⟨

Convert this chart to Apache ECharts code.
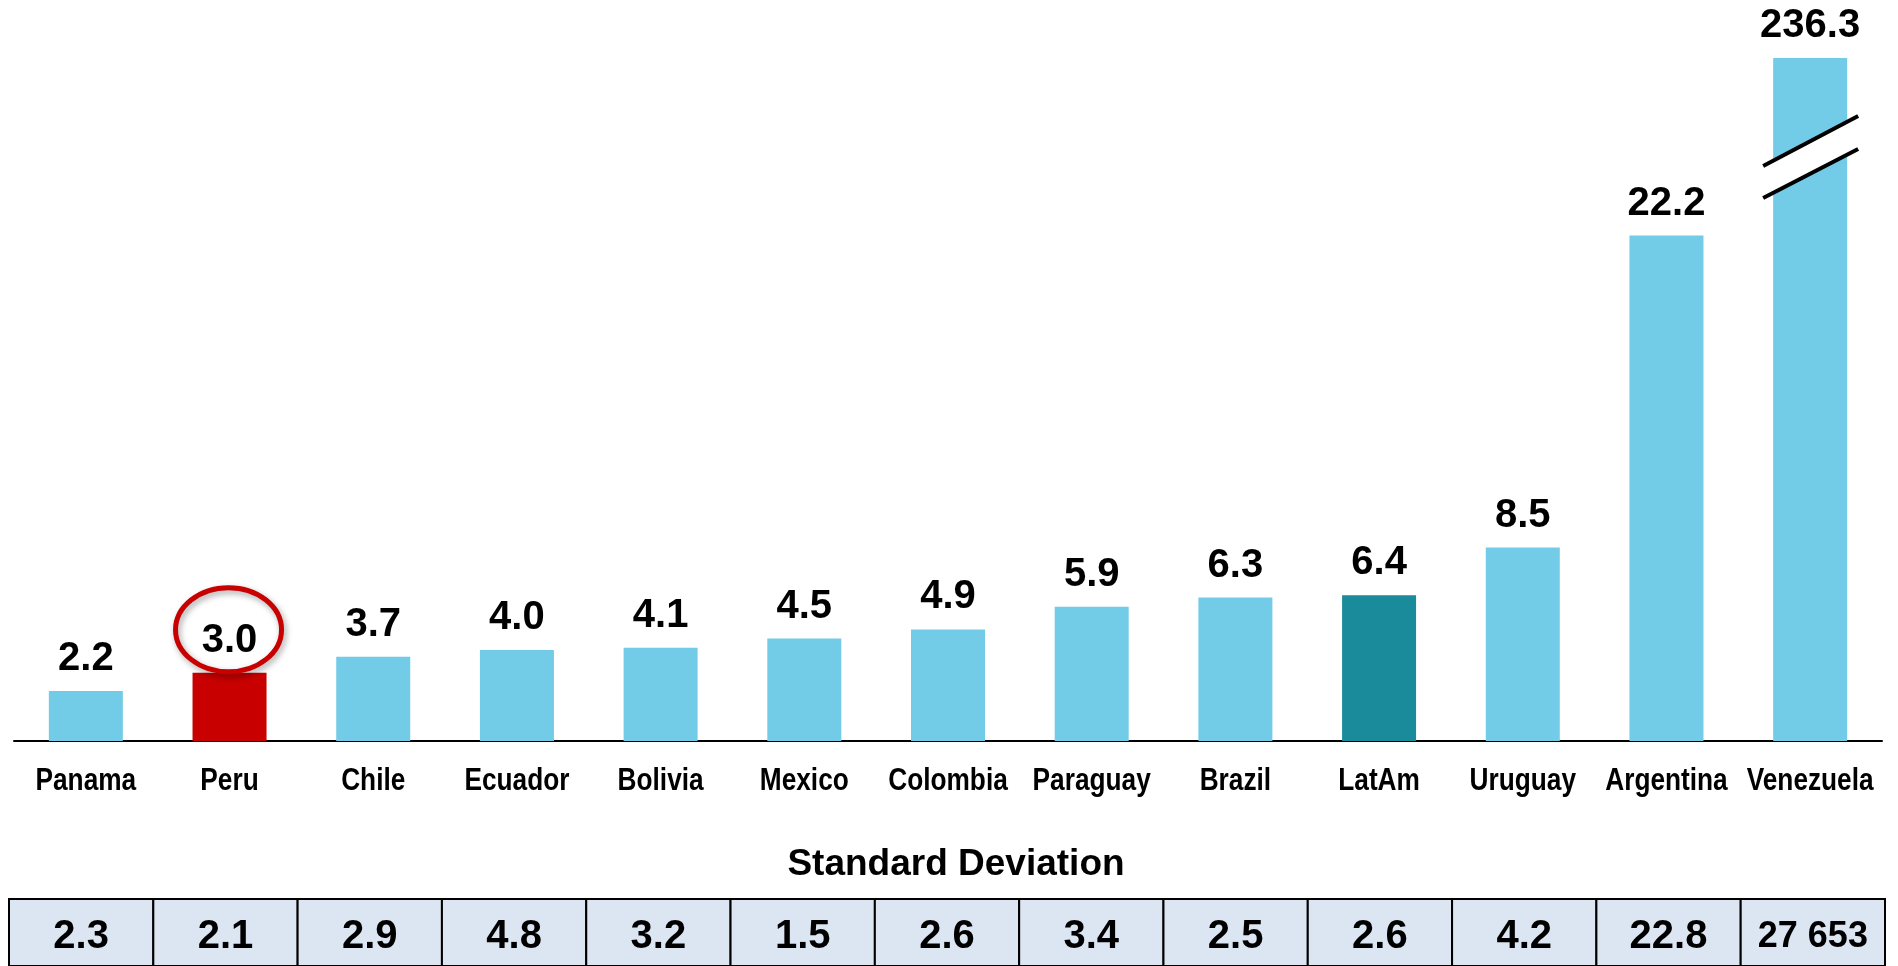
<!DOCTYPE html>
<html>
<head>
<meta charset="utf-8">
<title>Inflation volatility, Latin America</title>
<script src="https://cdn.jsdelivr.net/npm/echarts@6/dist/echarts.min.js"></script>
<style>
  html, body { margin: 0; padding: 0; background: #ffffff; }
  #chart { width: 1898px; height: 966px; }
</style>
</head>
<body>
<div id="chart"></div>
<script>
// Average inflation (%) per economy, sorted ascending
const countries = ['Panama', 'Peru', 'Chile', 'Ecuador', 'Bolivia', 'Mexico', 'Colombia',
  'Paraguay', 'Brazil', 'LatAm', 'Uruguay', 'Argentina', 'Venezuela'];
const avgInflation = [2.2, 3.0, 3.7, 4.0, 4.1, 4.5, 4.9, 5.9, 6.3, 6.4, 8.5, 22.2, 236.3];
// Standard deviation of inflation for the same economies
const stdDeviation = [2.3, 2.1, 2.9, 4.8, 3.2, 1.5, 2.6, 3.4, 2.5, 2.6, 4.2, 22.8, 27653];

const AXIS_MAX = 30;          // Venezuela runs off the top and gets a break mark
const HIGHLIGHT = 'Peru';
const AGGREGATE = 'LatAm';

const BLUE = '#72CBE7';
const RED = '#C80000';
const TEAL = '#1A8B9B';
const CELL_FILL = '#DCE6F2';

function fmtStd(v) {
  if (v >= 1000) {
    return String(Math.round(v)).replace(/\B(?=(\d{3})+(?!\d))/g, ' ');
  }
  return v.toFixed(1);
}

const barData = avgInflation.map((v, i) => {
  const name = countries[i];
  let color = BLUE;
  if (name === HIGHLIGHT) color = RED;
  if (name === AGGREGATE) color = TEAL;
  return { value: v, itemStyle: { color } };
});

const chart = echarts.init(document.getElementById('chart'), null, { renderer: 'canvas' });

const option = {
  backgroundColor: '#ffffff',
  animation: false,
  grid: [
    { left: 14, right: 16, top: 58, bottom: 225 },
    { left: 9, right: 13, top: 899, height: 76 }
  ],
  xAxis: [
    {
      type: 'category',
      gridIndex: 0,
      data: countries,
      axisLine: { show: true, lineStyle: { color: '#000000', width: 2 } },
      axisTick: { show: false },
      axisLabel: { show: false }
    },
    {
      type: 'category',
      gridIndex: 1,
      data: countries,
      show: false
    }
  ],
  yAxis: [
    { type: 'value', gridIndex: 0, min: 0, max: AXIS_MAX, show: false, splitLine: { show: false } },
    { type: 'value', gridIndex: 1, min: 0, max: 1, show: false, splitLine: { show: false } }
  ],
  series: [
    {
      type: 'bar',
      xAxisIndex: 0,
      yAxisIndex: 0,
      data: barData,
      barWidth: 74,
      clip: true,
      label: {
        show: true,
        position: 'top',
        distance: 12,
        color: '#000000',
        fontFamily: '"Liberation Sans", Arial, sans-serif',
        fontWeight: 'bold',
        fontSize: 40,
        formatter: p => avgInflation[p.dataIndex].toFixed(1)
      },
      z: 2
    },
    {
      // Category names under the axis, set in a condensed bold face
      type: 'custom',
      xAxisIndex: 0,
      yAxisIndex: 0,
      clip: false,
      silent: true,
      data: countries.map((c, i) => [i, 0]),
      renderItem: (params, api) => {
        const idx = api.value(0);
        const p = api.coord([idx, 0]);
        return {
          type: 'text',
          x: p[0],
          y: p[1] + 40,
          scaleX: 0.82,
          style: {
            text: countries[idx],
            x: 0,
            y: 0,
            align: 'center',
            verticalAlign: 'middle',
            font: 'bold 32px "Liberation Sans", Arial, sans-serif',
            fill: '#000000'
          }
        };
      }
    },
    {
      // Standard-deviation row drawn as a table under the chart
      type: 'custom',
      xAxisIndex: 1,
      yAxisIndex: 1,
      silent: true,
      data: stdDeviation.map((v, i) => [i, v]),
      renderItem: (params, api) => {
        const idx = api.value(0);
        const c = api.coord([idx, 0.5]);
        const w = api.size([1, 0])[0];
        const cs = params.coordSys;
        return {
          type: 'group',
          children: [
            {
              type: 'rect',
              shape: { x: c[0] - w / 2, y: cs.y, width: w, height: cs.height },
              style: { fill: CELL_FILL, stroke: '#000000', lineWidth: 2 }
            },
            {
              type: 'text',
              style: {
                text: fmtStd(stdDeviation[idx]),
                x: c[0],
                y: cs.y + 38,
                align: 'center',
                verticalAlign: 'middle',
                font: stdDeviation[idx] >= 1000
                  ? 'bold 36px "Liberation Sans", Arial, sans-serif'
                  : 'bold 40px "Liberation Sans", Arial, sans-serif',
                fill: '#000000'
              }
            }
          ]
        };
      }
    }
  ],
  graphic: [
    {
      type: 'text',
      x: 956,
      y: 865,
      style: {
        text: 'Standard Deviation',
        align: 'center',
        verticalAlign: 'middle',
        font: 'bold 37px "Liberation Sans", Arial, sans-serif',
        fill: '#000000'
      }
    }
  ]
};

chart.setOption(option);

// Annotations tied to bar positions: ring around the highlighted value, break on the clipped bar
function addAnnotations() {
  const hi = countries.indexOf(HIGHLIGHT);
  const hiTop = chart.convertToPixel({ gridIndex: 0 }, [hi, avgInflation[hi]]);
  const lastIdx = countries.length - 1;
  const cutTop = chart.convertToPixel({ gridIndex: 0 }, [lastIdx, AXIS_MAX]);
  const bx = cutTop[0];
  const by = cutTop[1];

  chart.setOption({
    graphic: [
      option.graphic[0],
      {
        type: 'ellipse',
        shape: { cx: hiTop[0] - 1, cy: hiTop[1] - 43, rx: 53, ry: 42 },
        style: {
          fill: 'none',
          stroke: RED,
          lineWidth: 5,
          shadowBlur: 6,
          shadowColor: 'rgba(0,0,0,0.35)',
          shadowOffsetX: 2,
          shadowOffsetY: 3
        },
        z: 10
      },
      {
        type: 'polygon',
        shape: {
          points: [
            [bx - 47, by + 108],
            [bx + 48, by + 58],
            [bx + 48, by + 91],
            [bx - 47, by + 140]
          ]
        },
        style: { fill: '#ffffff' },
        z: 10
      },
      {
        type: 'line',
        shape: { x1: bx - 47, y1: by + 108, x2: bx + 48, y2: by + 58 },
        style: { stroke: '#000000', lineWidth: 4 },
        z: 11
      },
      {
        type: 'line',
        shape: { x1: bx - 47, y1: by + 140, x2: bx + 48, y2: by + 91 },
        style: { stroke: '#000000', lineWidth: 4 },
        z: 11
      }
    ]
  }, { replaceMerge: ['graphic'] });
}

addAnnotations();
</script>
</body>
</html>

⟩

▶ **Exercise**
Transcribe the material exactly, keeping every word and none of the pictures.

▶ **Written reply**
Convert this chart to Apache ECharts code.
<!DOCTYPE html>
<html>
<head>
<meta charset="utf-8">
<title>Inflation volatility, Latin America</title>
<script src="https://cdn.jsdelivr.net/npm/echarts@6/dist/echarts.min.js"></script>
<style>
  html, body { margin: 0; padding: 0; background: #ffffff; }
  #chart { width: 1898px; height: 966px; }
</style>
</head>
<body>
<div id="chart"></div>
<script>
// Average inflation (%) per economy, sorted ascending
const countries = ['Panama', 'Peru', 'Chile', 'Ecuador', 'Bolivia', 'Mexico', 'Colombia',
  'Paraguay', 'Brazil', 'LatAm', 'Uruguay', 'Argentina', 'Venezuela'];
const avgInflation = [2.2, 3.0, 3.7, 4.0, 4.1, 4.5, 4.9, 5.9, 6.3, 6.4, 8.5, 22.2, 236.3];
// Standard deviation of inflation for the same economies
const stdDeviation = [2.3, 2.1, 2.9, 4.8, 3.2, 1.5, 2.6, 3.4, 2.5, 2.6, 4.2, 22.8, 27653];

const AXIS_MAX = 30;          // Venezuela runs off the top and gets a break mark
const HIGHLIGHT = 'Peru';
const AGGREGATE = 'LatAm';

const BLUE = '#72CBE7';
const RED = '#C80000';
const TEAL = '#1A8B9B';
const CELL_FILL = '#DCE6F2';

function fmtStd(v) {
  if (v >= 1000) {
    return String(Math.round(v)).replace(/\B(?=(\d{3})+(?!\d))/g, ' ');
  }
  return v.toFixed(1);
}

const barData = avgInflation.map((v, i) => {
  const name = countries[i];
  let color = BLUE;
  if (name === HIGHLIGHT) color = RED;
  if (name === AGGREGATE) color = TEAL;
  return { value: v, itemStyle: { color } };
});

const chart = echarts.init(document.getElementById('chart'), null, { renderer: 'canvas' });

const option = {
  backgroundColor: '#ffffff',
  animation: false,
  grid: [
    { left: 14, right: 16, top: 58, bottom: 225 },
    { left: 9, right: 13, top: 899, height: 76 }
  ],
  xAxis: [
    {
      type: 'category',
      gridIndex: 0,
      data: countries,
      axisLine: { show: true, lineStyle: { color: '#000000', width: 2 } },
      axisTick: { show: false },
      axisLabel: { show: false }
    },
    {
      type: 'category',
      gridIndex: 1,
      data: countries,
      show: false
    }
  ],
  yAxis: [
    { type: 'value', gridIndex: 0, min: 0, max: AXIS_MAX, show: false, splitLine: { show: false } },
    { type: 'value', gridIndex: 1, min: 0, max: 1, show: false, splitLine: { show: false } }
  ],
  series: [
    {
      type: 'bar',
      xAxisIndex: 0,
      yAxisIndex: 0,
      data: barData,
      barWidth: 74,
      clip: true,
      label: {
        show: true,
        position: 'top',
        distance: 12,
        color: '#000000',
        fontFamily: '"Liberation Sans", Arial, sans-serif',
        fontWeight: 'bold',
        fontSize: 40,
        formatter: p => avgInflation[p.dataIndex].toFixed(1)
      },
      z: 2
    },
    {
      // Category names under the axis, set in a condensed bold face
      type: 'custom',
      xAxisIndex: 0,
      yAxisIndex: 0,
      clip: false,
      silent: true,
      data: countries.map((c, i) => [i, 0]),
      renderItem: (params, api) => {
        const idx = api.value(0);
        const p = api.coord([idx, 0]);
        return {
          type: 'text',
          x: p[0],
          y: p[1] + 40,
          scaleX: 0.82,
          style: {
            text: countries[idx],
            x: 0,
            y: 0,
            align: 'center',
            verticalAlign: 'middle',
            font: 'bold 32px "Liberation Sans", Arial, sans-serif',
            fill: '#000000'
          }
        };
      }
    },
    {
      // Standard-deviation row drawn as a table under the chart
      type: 'custom',
      xAxisIndex: 1,
      yAxisIndex: 1,
      silent: true,
      data: stdDeviation.map((v, i) => [i, v]),
      renderItem: (params, api) => {
        const idx = api.value(0);
        const c = api.coord([idx, 0.5]);
        const w = api.size([1, 0])[0];
        const cs = params.coordSys;
        return {
          type: 'group',
          children: [
            {
              type: 'rect',
              shape: { x: c[0] - w / 2, y: cs.y, width: w, height: cs.height },
              style: { fill: CELL_FILL, stroke: '#000000', lineWidth: 2 }
            },
            {
              type: 'text',
              style: {
                text: fmtStd(stdDeviation[idx]),
                x: c[0],
                y: cs.y + 38,
                align: 'center',
                verticalAlign: 'middle',
                font: stdDeviation[idx] >= 1000
                  ? 'bold 36px "Liberation Sans", Arial, sans-serif'
                  : 'bold 40px "Liberation Sans", Arial, sans-serif',
                fill: '#000000'
              }
            }
          ]
        };
      }
    }
  ],
  graphic: [
    {
      type: 'text',
      x: 956,
      y: 865,
      style: {
        text: 'Standard Deviation',
        align: 'center',
        verticalAlign: 'middle',
        font: 'bold 37px "Liberation Sans", Arial, sans-serif',
        fill: '#000000'
      }
    }
  ]
};

chart.setOption(option);

// Annotations tied to bar positions: ring around the highlighted value, break on the clipped bar
function addAnnotations() {
  const hi = countries.indexOf(HIGHLIGHT);
  const hiTop = chart.convertToPixel({ gridIndex: 0 }, [hi, avgInflation[hi]]);
  const lastIdx = countries.length - 1;
  const cutTop = chart.convertToPixel({ gridIndex: 0 }, [lastIdx, AXIS_MAX]);
  const bx = cutTop[0];
  const by = cutTop[1];

  chart.setOption({
    graphic: [
      option.graphic[0],
      {
        type: 'ellipse',
        shape: { cx: hiTop[0] - 1, cy: hiTop[1] - 43, rx: 53, ry: 42 },
        style: {
          fill: 'none',
          stroke: RED,
          lineWidth: 5,
          shadowBlur: 6,
          shadowColor: 'rgba(0,0,0,0.35)',
          shadowOffsetX: 2,
          shadowOffsetY: 3
        },
        z: 10
      },
      {
        type: 'polygon',
        shape: {
          points: [
            [bx - 47, by + 108],
            [bx + 48, by + 58],
            [bx + 48, by + 91],
            [bx - 47, by + 140]
          ]
        },
        style: { fill: '#ffffff' },
        z: 10
      },
      {
        type: 'line',
        shape: { x1: bx - 47, y1: by + 108, x2: bx + 48, y2: by + 58 },
        style: { stroke: '#000000', lineWidth: 4 },
        z: 11
      },
      {
        type: 'line',
        shape: { x1: bx - 47, y1: by + 140, x2: bx + 48, y2: by + 91 },
        style: { stroke: '#000000', lineWidth: 4 },
        z: 11
      }
    ]
  }, { replaceMerge: ['graphic'] });
}

addAnnotations();
</script>
</body>
</html>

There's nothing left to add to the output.